### What is required
Copy out the material below in full, but not its images.

### Stored data
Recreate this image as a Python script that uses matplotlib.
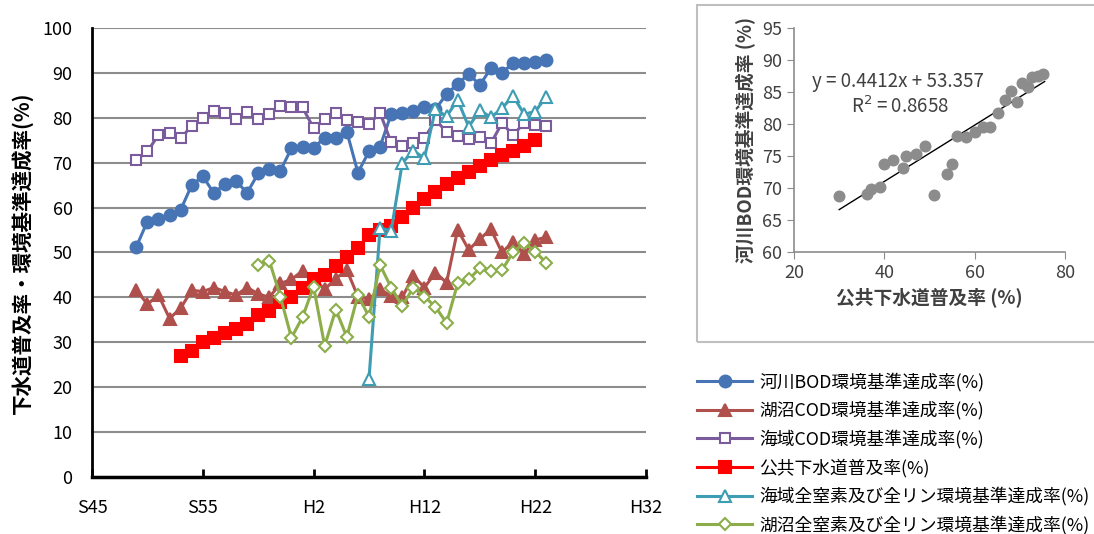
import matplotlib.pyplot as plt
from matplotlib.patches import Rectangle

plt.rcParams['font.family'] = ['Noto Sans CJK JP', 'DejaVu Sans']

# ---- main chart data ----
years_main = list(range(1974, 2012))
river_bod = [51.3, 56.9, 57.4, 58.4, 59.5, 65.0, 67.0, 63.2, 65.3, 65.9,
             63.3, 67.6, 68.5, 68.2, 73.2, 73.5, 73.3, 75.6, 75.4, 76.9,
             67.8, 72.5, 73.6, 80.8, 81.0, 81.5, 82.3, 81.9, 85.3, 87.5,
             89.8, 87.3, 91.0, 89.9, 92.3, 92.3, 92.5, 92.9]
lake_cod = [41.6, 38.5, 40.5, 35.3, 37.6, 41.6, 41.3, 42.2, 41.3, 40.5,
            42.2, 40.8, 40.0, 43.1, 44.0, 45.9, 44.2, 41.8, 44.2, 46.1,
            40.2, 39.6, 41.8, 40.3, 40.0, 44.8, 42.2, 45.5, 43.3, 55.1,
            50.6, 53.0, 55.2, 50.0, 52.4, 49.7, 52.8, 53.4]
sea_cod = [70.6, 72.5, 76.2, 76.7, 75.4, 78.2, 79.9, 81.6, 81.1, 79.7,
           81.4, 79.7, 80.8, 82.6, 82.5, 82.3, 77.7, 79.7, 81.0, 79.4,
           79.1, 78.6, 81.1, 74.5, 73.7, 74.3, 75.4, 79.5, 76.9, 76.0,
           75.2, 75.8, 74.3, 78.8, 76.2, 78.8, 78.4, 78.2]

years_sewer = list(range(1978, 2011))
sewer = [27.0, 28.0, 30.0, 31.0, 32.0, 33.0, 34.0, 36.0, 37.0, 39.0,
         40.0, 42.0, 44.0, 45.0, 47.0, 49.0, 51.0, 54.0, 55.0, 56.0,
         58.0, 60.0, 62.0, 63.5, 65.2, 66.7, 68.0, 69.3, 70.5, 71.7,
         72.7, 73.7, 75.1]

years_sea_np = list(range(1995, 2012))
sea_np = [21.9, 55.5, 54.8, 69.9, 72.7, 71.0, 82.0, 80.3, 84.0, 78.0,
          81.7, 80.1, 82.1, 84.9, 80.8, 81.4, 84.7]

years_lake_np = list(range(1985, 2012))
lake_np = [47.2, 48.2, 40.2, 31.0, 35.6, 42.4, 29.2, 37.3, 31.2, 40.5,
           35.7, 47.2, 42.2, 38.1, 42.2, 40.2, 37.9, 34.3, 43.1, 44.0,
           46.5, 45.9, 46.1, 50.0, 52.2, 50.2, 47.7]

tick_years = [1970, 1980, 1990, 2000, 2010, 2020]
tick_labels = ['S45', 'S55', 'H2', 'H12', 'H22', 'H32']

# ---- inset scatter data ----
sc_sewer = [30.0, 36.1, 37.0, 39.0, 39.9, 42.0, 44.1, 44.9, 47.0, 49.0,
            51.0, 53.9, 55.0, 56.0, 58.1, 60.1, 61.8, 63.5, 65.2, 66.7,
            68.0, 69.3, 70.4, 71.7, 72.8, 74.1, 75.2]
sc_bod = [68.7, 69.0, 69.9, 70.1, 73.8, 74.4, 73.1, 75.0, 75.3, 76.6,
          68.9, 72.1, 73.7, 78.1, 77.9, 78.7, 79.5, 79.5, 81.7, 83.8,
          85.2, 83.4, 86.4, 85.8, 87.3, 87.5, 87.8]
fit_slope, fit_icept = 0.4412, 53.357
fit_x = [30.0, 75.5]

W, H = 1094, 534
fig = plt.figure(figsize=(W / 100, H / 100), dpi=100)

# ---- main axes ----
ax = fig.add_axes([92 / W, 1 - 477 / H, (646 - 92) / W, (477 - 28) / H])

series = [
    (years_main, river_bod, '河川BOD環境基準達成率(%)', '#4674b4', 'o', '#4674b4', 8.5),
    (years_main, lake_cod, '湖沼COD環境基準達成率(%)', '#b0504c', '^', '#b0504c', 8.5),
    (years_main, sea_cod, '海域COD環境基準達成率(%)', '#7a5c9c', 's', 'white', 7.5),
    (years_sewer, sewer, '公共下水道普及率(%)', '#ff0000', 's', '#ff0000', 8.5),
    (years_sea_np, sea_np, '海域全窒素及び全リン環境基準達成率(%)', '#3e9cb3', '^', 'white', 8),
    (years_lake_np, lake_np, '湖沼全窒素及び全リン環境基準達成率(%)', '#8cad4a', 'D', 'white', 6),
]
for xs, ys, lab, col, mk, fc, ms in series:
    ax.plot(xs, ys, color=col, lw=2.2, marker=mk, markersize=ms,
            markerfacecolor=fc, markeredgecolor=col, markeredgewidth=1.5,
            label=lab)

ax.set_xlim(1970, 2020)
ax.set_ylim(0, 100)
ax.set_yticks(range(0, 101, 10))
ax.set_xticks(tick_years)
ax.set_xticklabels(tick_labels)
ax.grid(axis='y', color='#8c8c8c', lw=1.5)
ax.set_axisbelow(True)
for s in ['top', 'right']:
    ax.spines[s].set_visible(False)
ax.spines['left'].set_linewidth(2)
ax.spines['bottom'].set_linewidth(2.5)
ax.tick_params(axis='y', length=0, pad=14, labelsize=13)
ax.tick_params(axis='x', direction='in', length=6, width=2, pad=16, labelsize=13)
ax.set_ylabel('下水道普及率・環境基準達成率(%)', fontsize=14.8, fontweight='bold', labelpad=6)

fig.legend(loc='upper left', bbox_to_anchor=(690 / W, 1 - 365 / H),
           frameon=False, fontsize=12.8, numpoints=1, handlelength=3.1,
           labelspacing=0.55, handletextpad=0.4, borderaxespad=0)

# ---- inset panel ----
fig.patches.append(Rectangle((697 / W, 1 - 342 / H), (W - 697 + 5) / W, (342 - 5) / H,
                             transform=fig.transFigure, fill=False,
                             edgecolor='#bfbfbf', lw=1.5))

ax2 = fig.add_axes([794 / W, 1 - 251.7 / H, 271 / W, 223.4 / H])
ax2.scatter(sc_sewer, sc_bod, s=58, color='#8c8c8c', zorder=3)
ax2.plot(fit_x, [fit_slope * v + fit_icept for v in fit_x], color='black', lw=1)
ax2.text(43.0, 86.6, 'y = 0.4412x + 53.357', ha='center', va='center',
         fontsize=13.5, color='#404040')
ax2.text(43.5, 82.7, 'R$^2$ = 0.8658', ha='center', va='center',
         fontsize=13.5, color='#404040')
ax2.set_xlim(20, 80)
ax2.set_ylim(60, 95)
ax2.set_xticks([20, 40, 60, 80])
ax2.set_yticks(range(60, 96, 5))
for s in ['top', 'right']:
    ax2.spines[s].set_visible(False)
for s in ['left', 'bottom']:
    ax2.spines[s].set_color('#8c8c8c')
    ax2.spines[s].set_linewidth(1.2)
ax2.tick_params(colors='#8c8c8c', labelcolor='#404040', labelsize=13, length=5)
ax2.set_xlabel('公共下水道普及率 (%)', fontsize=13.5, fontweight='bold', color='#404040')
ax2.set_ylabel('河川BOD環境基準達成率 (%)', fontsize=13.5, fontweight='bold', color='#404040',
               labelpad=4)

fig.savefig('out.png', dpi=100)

### Answer
Recreate this image as a Python script that uses matplotlib.
import matplotlib.pyplot as plt
from matplotlib.patches import Rectangle

plt.rcParams['font.family'] = ['Noto Sans CJK JP', 'DejaVu Sans']

# ---- main chart data ----
years_main = list(range(1974, 2012))
river_bod = [51.3, 56.9, 57.4, 58.4, 59.5, 65.0, 67.0, 63.2, 65.3, 65.9,
             63.3, 67.6, 68.5, 68.2, 73.2, 73.5, 73.3, 75.6, 75.4, 76.9,
             67.8, 72.5, 73.6, 80.8, 81.0, 81.5, 82.3, 81.9, 85.3, 87.5,
             89.8, 87.3, 91.0, 89.9, 92.3, 92.3, 92.5, 92.9]
lake_cod = [41.6, 38.5, 40.5, 35.3, 37.6, 41.6, 41.3, 42.2, 41.3, 40.5,
            42.2, 40.8, 40.0, 43.1, 44.0, 45.9, 44.2, 41.8, 44.2, 46.1,
            40.2, 39.6, 41.8, 40.3, 40.0, 44.8, 42.2, 45.5, 43.3, 55.1,
            50.6, 53.0, 55.2, 50.0, 52.4, 49.7, 52.8, 53.4]
sea_cod = [70.6, 72.5, 76.2, 76.7, 75.4, 78.2, 79.9, 81.6, 81.1, 79.7,
           81.4, 79.7, 80.8, 82.6, 82.5, 82.3, 77.7, 79.7, 81.0, 79.4,
           79.1, 78.6, 81.1, 74.5, 73.7, 74.3, 75.4, 79.5, 76.9, 76.0,
           75.2, 75.8, 74.3, 78.8, 76.2, 78.8, 78.4, 78.2]

years_sewer = list(range(1978, 2011))
sewer = [27.0, 28.0, 30.0, 31.0, 32.0, 33.0, 34.0, 36.0, 37.0, 39.0,
         40.0, 42.0, 44.0, 45.0, 47.0, 49.0, 51.0, 54.0, 55.0, 56.0,
         58.0, 60.0, 62.0, 63.5, 65.2, 66.7, 68.0, 69.3, 70.5, 71.7,
         72.7, 73.7, 75.1]

years_sea_np = list(range(1995, 2012))
sea_np = [21.9, 55.5, 54.8, 69.9, 72.7, 71.0, 82.0, 80.3, 84.0, 78.0,
          81.7, 80.1, 82.1, 84.9, 80.8, 81.4, 84.7]

years_lake_np = list(range(1985, 2012))
lake_np = [47.2, 48.2, 40.2, 31.0, 35.6, 42.4, 29.2, 37.3, 31.2, 40.5,
           35.7, 47.2, 42.2, 38.1, 42.2, 40.2, 37.9, 34.3, 43.1, 44.0,
           46.5, 45.9, 46.1, 50.0, 52.2, 50.2, 47.7]

tick_years = [1970, 1980, 1990, 2000, 2010, 2020]
tick_labels = ['S45', 'S55', 'H2', 'H12', 'H22', 'H32']

# ---- inset scatter data ----
sc_sewer = [30.0, 36.1, 37.0, 39.0, 39.9, 42.0, 44.1, 44.9, 47.0, 49.0,
            51.0, 53.9, 55.0, 56.0, 58.1, 60.1, 61.8, 63.5, 65.2, 66.7,
            68.0, 69.3, 70.4, 71.7, 72.8, 74.1, 75.2]
sc_bod = [68.7, 69.0, 69.9, 70.1, 73.8, 74.4, 73.1, 75.0, 75.3, 76.6,
          68.9, 72.1, 73.7, 78.1, 77.9, 78.7, 79.5, 79.5, 81.7, 83.8,
          85.2, 83.4, 86.4, 85.8, 87.3, 87.5, 87.8]
fit_slope, fit_icept = 0.4412, 53.357
fit_x = [30.0, 75.5]

W, H = 1094, 534
fig = plt.figure(figsize=(W / 100, H / 100), dpi=100)

# ---- main axes ----
ax = fig.add_axes([92 / W, 1 - 477 / H, (646 - 92) / W, (477 - 28) / H])

series = [
    (years_main, river_bod, '河川BOD環境基準達成率(%)', '#4674b4', 'o', '#4674b4', 8.5),
    (years_main, lake_cod, '湖沼COD環境基準達成率(%)', '#b0504c', '^', '#b0504c', 8.5),
    (years_main, sea_cod, '海域COD環境基準達成率(%)', '#7a5c9c', 's', 'white', 7.5),
    (years_sewer, sewer, '公共下水道普及率(%)', '#ff0000', 's', '#ff0000', 8.5),
    (years_sea_np, sea_np, '海域全窒素及び全リン環境基準達成率(%)', '#3e9cb3', '^', 'white', 8),
    (years_lake_np, lake_np, '湖沼全窒素及び全リン環境基準達成率(%)', '#8cad4a', 'D', 'white', 6),
]
for xs, ys, lab, col, mk, fc, ms in series:
    ax.plot(xs, ys, color=col, lw=2.2, marker=mk, markersize=ms,
            markerfacecolor=fc, markeredgecolor=col, markeredgewidth=1.5,
            label=lab)

ax.set_xlim(1970, 2020)
ax.set_ylim(0, 100)
ax.set_yticks(range(0, 101, 10))
ax.set_xticks(tick_years)
ax.set_xticklabels(tick_labels)
ax.grid(axis='y', color='#8c8c8c', lw=1.5)
ax.set_axisbelow(True)
for s in ['top', 'right']:
    ax.spines[s].set_visible(False)
ax.spines['left'].set_linewidth(2)
ax.spines['bottom'].set_linewidth(2.5)
ax.tick_params(axis='y', length=0, pad=14, labelsize=13)
ax.tick_params(axis='x', direction='in', length=6, width=2, pad=16, labelsize=13)
ax.set_ylabel('下水道普及率・環境基準達成率(%)', fontsize=14.8, fontweight='bold', labelpad=6)

fig.legend(loc='upper left', bbox_to_anchor=(690 / W, 1 - 365 / H),
           frameon=False, fontsize=12.8, numpoints=1, handlelength=3.1,
           labelspacing=0.55, handletextpad=0.4, borderaxespad=0)

# ---- inset panel ----
fig.patches.append(Rectangle((697 / W, 1 - 342 / H), (W - 697 + 5) / W, (342 - 5) / H,
                             transform=fig.transFigure, fill=False,
                             edgecolor='#bfbfbf', lw=1.5))

ax2 = fig.add_axes([794 / W, 1 - 251.7 / H, 271 / W, 223.4 / H])
ax2.scatter(sc_sewer, sc_bod, s=58, color='#8c8c8c', zorder=3)
ax2.plot(fit_x, [fit_slope * v + fit_icept for v in fit_x], color='black', lw=1)
ax2.text(43.0, 86.6, 'y = 0.4412x + 53.357', ha='center', va='center',
         fontsize=13.5, color='#404040')
ax2.text(43.5, 82.7, 'R$^2$ = 0.8658', ha='center', va='center',
         fontsize=13.5, color='#404040')
ax2.set_xlim(20, 80)
ax2.set_ylim(60, 95)
ax2.set_xticks([20, 40, 60, 80])
ax2.set_yticks(range(60, 96, 5))
for s in ['top', 'right']:
    ax2.spines[s].set_visible(False)
for s in ['left', 'bottom']:
    ax2.spines[s].set_color('#8c8c8c')
    ax2.spines[s].set_linewidth(1.2)
ax2.tick_params(colors='#8c8c8c', labelcolor='#404040', labelsize=13, length=5)
ax2.set_xlabel('公共下水道普及率 (%)', fontsize=13.5, fontweight='bold', color='#404040')
ax2.set_ylabel('河川BOD環境基準達成率 (%)', fontsize=13.5, fontweight='bold', color='#404040',
               labelpad=4)

fig.savefig('out.png', dpi=100)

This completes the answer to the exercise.